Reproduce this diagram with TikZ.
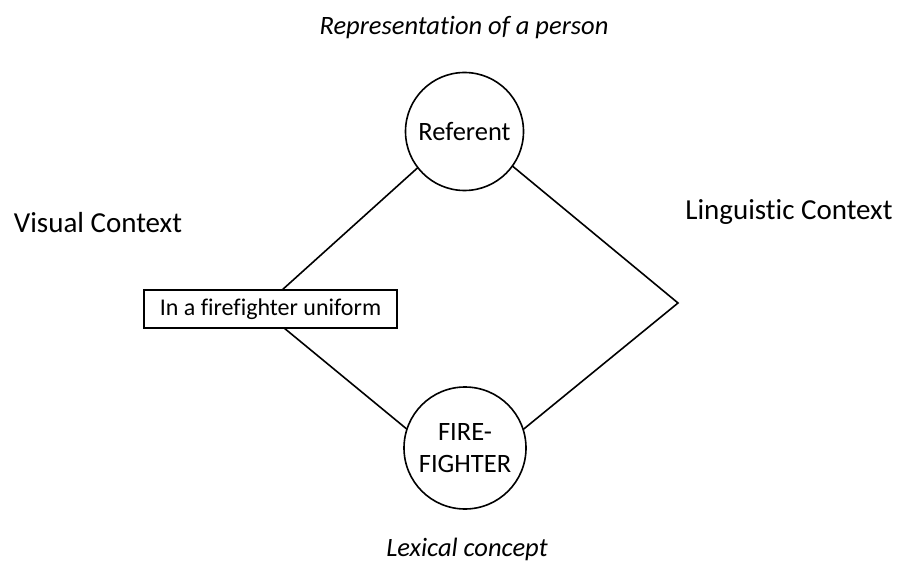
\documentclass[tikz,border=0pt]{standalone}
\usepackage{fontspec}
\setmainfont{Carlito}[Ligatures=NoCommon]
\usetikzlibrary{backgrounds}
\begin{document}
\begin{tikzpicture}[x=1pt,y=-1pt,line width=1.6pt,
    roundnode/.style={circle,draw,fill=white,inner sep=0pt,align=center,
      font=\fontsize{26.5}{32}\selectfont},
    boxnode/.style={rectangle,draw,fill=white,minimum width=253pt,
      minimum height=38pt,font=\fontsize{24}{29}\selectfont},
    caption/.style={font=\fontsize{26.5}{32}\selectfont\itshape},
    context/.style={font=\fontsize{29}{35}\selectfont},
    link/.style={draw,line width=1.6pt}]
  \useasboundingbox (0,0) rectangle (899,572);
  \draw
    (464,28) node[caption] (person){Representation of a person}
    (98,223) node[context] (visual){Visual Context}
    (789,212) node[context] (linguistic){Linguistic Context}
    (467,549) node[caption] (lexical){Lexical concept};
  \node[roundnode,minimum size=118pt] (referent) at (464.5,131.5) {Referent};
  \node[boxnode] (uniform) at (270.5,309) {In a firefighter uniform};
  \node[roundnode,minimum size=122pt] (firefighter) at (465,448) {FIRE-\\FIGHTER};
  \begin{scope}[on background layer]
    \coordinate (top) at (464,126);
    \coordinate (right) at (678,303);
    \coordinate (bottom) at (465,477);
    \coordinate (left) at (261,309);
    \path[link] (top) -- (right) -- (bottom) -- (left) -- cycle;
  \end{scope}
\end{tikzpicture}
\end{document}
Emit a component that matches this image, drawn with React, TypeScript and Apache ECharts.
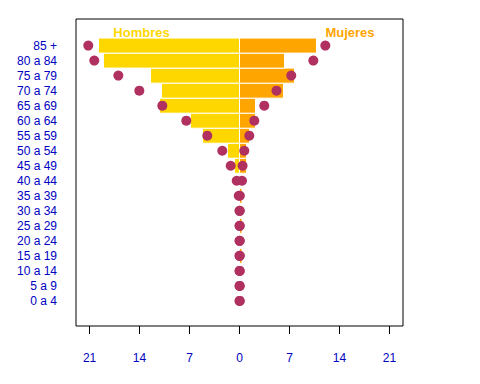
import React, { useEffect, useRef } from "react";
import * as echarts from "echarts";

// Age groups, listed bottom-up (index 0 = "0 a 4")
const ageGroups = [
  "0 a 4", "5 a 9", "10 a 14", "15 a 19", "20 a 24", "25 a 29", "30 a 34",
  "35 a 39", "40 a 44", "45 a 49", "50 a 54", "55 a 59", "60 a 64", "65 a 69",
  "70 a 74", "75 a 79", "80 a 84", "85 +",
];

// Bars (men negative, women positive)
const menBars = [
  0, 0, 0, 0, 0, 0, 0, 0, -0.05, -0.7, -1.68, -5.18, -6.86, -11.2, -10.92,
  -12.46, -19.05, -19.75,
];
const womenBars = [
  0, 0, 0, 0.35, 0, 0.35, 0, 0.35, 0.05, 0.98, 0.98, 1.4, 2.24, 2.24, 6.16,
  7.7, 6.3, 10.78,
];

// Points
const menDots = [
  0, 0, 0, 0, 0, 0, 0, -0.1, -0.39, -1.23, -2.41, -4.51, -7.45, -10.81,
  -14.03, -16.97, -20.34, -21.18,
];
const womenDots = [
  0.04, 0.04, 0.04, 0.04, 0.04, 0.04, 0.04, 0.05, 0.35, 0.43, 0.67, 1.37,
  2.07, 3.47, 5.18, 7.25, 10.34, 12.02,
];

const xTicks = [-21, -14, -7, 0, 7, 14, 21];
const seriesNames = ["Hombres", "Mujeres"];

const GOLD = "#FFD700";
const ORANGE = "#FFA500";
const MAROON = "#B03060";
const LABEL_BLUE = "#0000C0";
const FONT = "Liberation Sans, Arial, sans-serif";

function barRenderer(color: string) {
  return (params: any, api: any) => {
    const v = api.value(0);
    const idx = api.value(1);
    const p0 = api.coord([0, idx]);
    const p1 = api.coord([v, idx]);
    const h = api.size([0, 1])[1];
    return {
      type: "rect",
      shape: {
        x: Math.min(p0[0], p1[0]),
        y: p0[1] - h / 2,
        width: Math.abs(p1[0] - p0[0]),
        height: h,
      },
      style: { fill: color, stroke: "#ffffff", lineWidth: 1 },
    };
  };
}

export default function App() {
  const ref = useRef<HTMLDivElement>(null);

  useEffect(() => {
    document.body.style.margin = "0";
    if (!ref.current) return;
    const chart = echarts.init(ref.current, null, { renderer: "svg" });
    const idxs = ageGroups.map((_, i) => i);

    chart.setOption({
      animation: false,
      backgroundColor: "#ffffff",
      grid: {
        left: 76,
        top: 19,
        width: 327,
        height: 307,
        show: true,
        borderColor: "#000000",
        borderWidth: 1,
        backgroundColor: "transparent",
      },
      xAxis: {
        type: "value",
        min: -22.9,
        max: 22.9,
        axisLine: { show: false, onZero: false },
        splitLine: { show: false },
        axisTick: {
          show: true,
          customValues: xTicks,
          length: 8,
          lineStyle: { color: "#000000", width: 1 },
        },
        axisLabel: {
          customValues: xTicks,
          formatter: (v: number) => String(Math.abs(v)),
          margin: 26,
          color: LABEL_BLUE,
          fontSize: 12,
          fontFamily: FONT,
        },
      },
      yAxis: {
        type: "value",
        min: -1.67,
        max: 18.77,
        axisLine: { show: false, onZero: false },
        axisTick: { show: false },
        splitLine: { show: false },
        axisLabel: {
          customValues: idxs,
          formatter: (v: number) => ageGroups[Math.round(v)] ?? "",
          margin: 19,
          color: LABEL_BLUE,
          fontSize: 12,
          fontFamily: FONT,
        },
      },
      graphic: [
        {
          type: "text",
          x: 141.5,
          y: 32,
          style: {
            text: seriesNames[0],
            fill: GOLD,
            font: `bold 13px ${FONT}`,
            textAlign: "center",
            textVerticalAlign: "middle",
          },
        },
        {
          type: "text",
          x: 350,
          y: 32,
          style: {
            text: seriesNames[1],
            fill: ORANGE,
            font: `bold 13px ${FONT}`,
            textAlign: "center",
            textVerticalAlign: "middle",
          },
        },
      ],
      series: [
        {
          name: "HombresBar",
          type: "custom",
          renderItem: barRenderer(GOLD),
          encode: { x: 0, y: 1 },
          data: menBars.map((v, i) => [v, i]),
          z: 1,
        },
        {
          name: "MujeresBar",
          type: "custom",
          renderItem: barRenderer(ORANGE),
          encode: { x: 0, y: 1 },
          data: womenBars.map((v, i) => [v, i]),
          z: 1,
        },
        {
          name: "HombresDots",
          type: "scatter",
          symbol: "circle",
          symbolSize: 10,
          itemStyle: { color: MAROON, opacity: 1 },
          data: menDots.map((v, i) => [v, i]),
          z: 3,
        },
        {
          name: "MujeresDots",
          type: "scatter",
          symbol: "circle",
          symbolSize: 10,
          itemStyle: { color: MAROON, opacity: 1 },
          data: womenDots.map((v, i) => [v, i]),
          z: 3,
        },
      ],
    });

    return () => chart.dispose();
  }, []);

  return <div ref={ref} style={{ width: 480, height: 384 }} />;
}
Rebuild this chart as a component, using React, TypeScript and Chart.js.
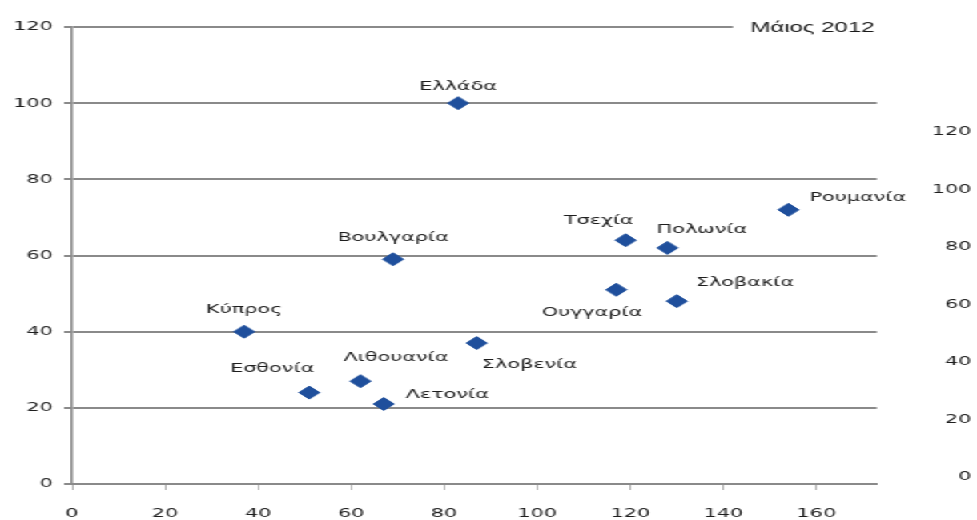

* DIRECTIONS FOR THIS TASK: Without including any pictures, reproduce the listing exactly.

* CORRECT RESULT:
Reproduce this diagram with TikZ.
\documentclass[tikz,border=0pt]{standalone}
\usepackage{fontspec}
\setmainfont{Carlito}[Ligatures=NoCommon]
\usetikzlibrary{backgrounds}
\begin{document}
\begin{tikzpicture}[x=1pt,y=-1pt,line width=1.6pt,
    roundnode/.style={circle,draw,fill=white,inner sep=0pt,align=center,
      font=\fontsize{26.5}{32}\selectfont},
    boxnode/.style={rectangle,draw,fill=white,minimum width=253pt,
      minimum height=38pt,font=\fontsize{24}{29}\selectfont},
    caption/.style={font=\fontsize{26.5}{32}\selectfont\itshape},
    context/.style={font=\fontsize{29}{35}\selectfont},
    link/.style={draw,line width=1.6pt}]
  \useasboundingbox (0,0) rectangle (899,572);
  \draw
    (464,28) node[caption] (person){Representation of a person}
    (98,223) node[context] (visual){Visual Context}
    (789,212) node[context] (linguistic){Linguistic Context}
    (467,549) node[caption] (lexical){Lexical concept};
  \node[roundnode,minimum size=118pt] (referent) at (464.5,131.5) {Referent};
  \node[boxnode] (uniform) at (270.5,309) {In a firefighter uniform};
  \node[roundnode,minimum size=122pt] (firefighter) at (465,448) {FIRE-\\FIGHTER};
  \begin{scope}[on background layer]
    \coordinate (top) at (464,126);
    \coordinate (right) at (678,303);
    \coordinate (bottom) at (465,477);
    \coordinate (left) at (261,309);
    \path[link] (top) -- (right) -- (bottom) -- (left) -- cycle;
  \end{scope}
\end{tikzpicture}
\end{document}
Emit a component that matches this image, drawn with React, TypeScript and Apache ECharts.
import React, { useEffect, useRef } from "react";
import * as echarts from "echarts";

// Age groups, listed bottom-up (index 0 = "0 a 4")
const ageGroups = [
  "0 a 4", "5 a 9", "10 a 14", "15 a 19", "20 a 24", "25 a 29", "30 a 34",
  "35 a 39", "40 a 44", "45 a 49", "50 a 54", "55 a 59", "60 a 64", "65 a 69",
  "70 a 74", "75 a 79", "80 a 84", "85 +",
];

// Bars (men negative, women positive)
const menBars = [
  0, 0, 0, 0, 0, 0, 0, 0, -0.05, -0.7, -1.68, -5.18, -6.86, -11.2, -10.92,
  -12.46, -19.05, -19.75,
];
const womenBars = [
  0, 0, 0, 0.35, 0, 0.35, 0, 0.35, 0.05, 0.98, 0.98, 1.4, 2.24, 2.24, 6.16,
  7.7, 6.3, 10.78,
];

// Points
const menDots = [
  0, 0, 0, 0, 0, 0, 0, -0.1, -0.39, -1.23, -2.41, -4.51, -7.45, -10.81,
  -14.03, -16.97, -20.34, -21.18,
];
const womenDots = [
  0.04, 0.04, 0.04, 0.04, 0.04, 0.04, 0.04, 0.05, 0.35, 0.43, 0.67, 1.37,
  2.07, 3.47, 5.18, 7.25, 10.34, 12.02,
];

const xTicks = [-21, -14, -7, 0, 7, 14, 21];
const seriesNames = ["Hombres", "Mujeres"];

const GOLD = "#FFD700";
const ORANGE = "#FFA500";
const MAROON = "#B03060";
const LABEL_BLUE = "#0000C0";
const FONT = "Liberation Sans, Arial, sans-serif";

function barRenderer(color: string) {
  return (params: any, api: any) => {
    const v = api.value(0);
    const idx = api.value(1);
    const p0 = api.coord([0, idx]);
    const p1 = api.coord([v, idx]);
    const h = api.size([0, 1])[1];
    return {
      type: "rect",
      shape: {
        x: Math.min(p0[0], p1[0]),
        y: p0[1] - h / 2,
        width: Math.abs(p1[0] - p0[0]),
        height: h,
      },
      style: { fill: color, stroke: "#ffffff", lineWidth: 1 },
    };
  };
}

export default function App() {
  const ref = useRef<HTMLDivElement>(null);

  useEffect(() => {
    document.body.style.margin = "0";
    if (!ref.current) return;
    const chart = echarts.init(ref.current, null, { renderer: "svg" });
    const idxs = ageGroups.map((_, i) => i);

    chart.setOption({
      animation: false,
      backgroundColor: "#ffffff",
      grid: {
        left: 76,
        top: 19,
        width: 327,
        height: 307,
        show: true,
        borderColor: "#000000",
        borderWidth: 1,
        backgroundColor: "transparent",
      },
      xAxis: {
        type: "value",
        min: -22.9,
        max: 22.9,
        axisLine: { show: false, onZero: false },
        splitLine: { show: false },
        axisTick: {
          show: true,
          customValues: xTicks,
          length: 8,
          lineStyle: { color: "#000000", width: 1 },
        },
        axisLabel: {
          customValues: xTicks,
          formatter: (v: number) => String(Math.abs(v)),
          margin: 26,
          color: LABEL_BLUE,
          fontSize: 12,
          fontFamily: FONT,
        },
      },
      yAxis: {
        type: "value",
        min: -1.67,
        max: 18.77,
        axisLine: { show: false, onZero: false },
        axisTick: { show: false },
        splitLine: { show: false },
        axisLabel: {
          customValues: idxs,
          formatter: (v: number) => ageGroups[Math.round(v)] ?? "",
          margin: 19,
          color: LABEL_BLUE,
          fontSize: 12,
          fontFamily: FONT,
        },
      },
      graphic: [
        {
          type: "text",
          x: 141.5,
          y: 32,
          style: {
            text: seriesNames[0],
            fill: GOLD,
            font: `bold 13px ${FONT}`,
            textAlign: "center",
            textVerticalAlign: "middle",
          },
        },
        {
          type: "text",
          x: 350,
          y: 32,
          style: {
            text: seriesNames[1],
            fill: ORANGE,
            font: `bold 13px ${FONT}`,
            textAlign: "center",
            textVerticalAlign: "middle",
          },
        },
      ],
      series: [
        {
          name: "HombresBar",
          type: "custom",
          renderItem: barRenderer(GOLD),
          encode: { x: 0, y: 1 },
          data: menBars.map((v, i) => [v, i]),
          z: 1,
        },
        {
          name: "MujeresBar",
          type: "custom",
          renderItem: barRenderer(ORANGE),
          encode: { x: 0, y: 1 },
          data: womenBars.map((v, i) => [v, i]),
          z: 1,
        },
        {
          name: "HombresDots",
          type: "scatter",
          symbol: "circle",
          symbolSize: 10,
          itemStyle: { color: MAROON, opacity: 1 },
          data: menDots.map((v, i) => [v, i]),
          z: 3,
        },
        {
          name: "MujeresDots",
          type: "scatter",
          symbol: "circle",
          symbolSize: 10,
          itemStyle: { color: MAROON, opacity: 1 },
          data: womenDots.map((v, i) => [v, i]),
          z: 3,
        },
      ],
    });

    return () => chart.dispose();
  }, []);

  return <div ref={ref} style={{ width: 480, height: 384 }} />;
}
Rebuild this chart as a component, using React, TypeScript and Chart.js.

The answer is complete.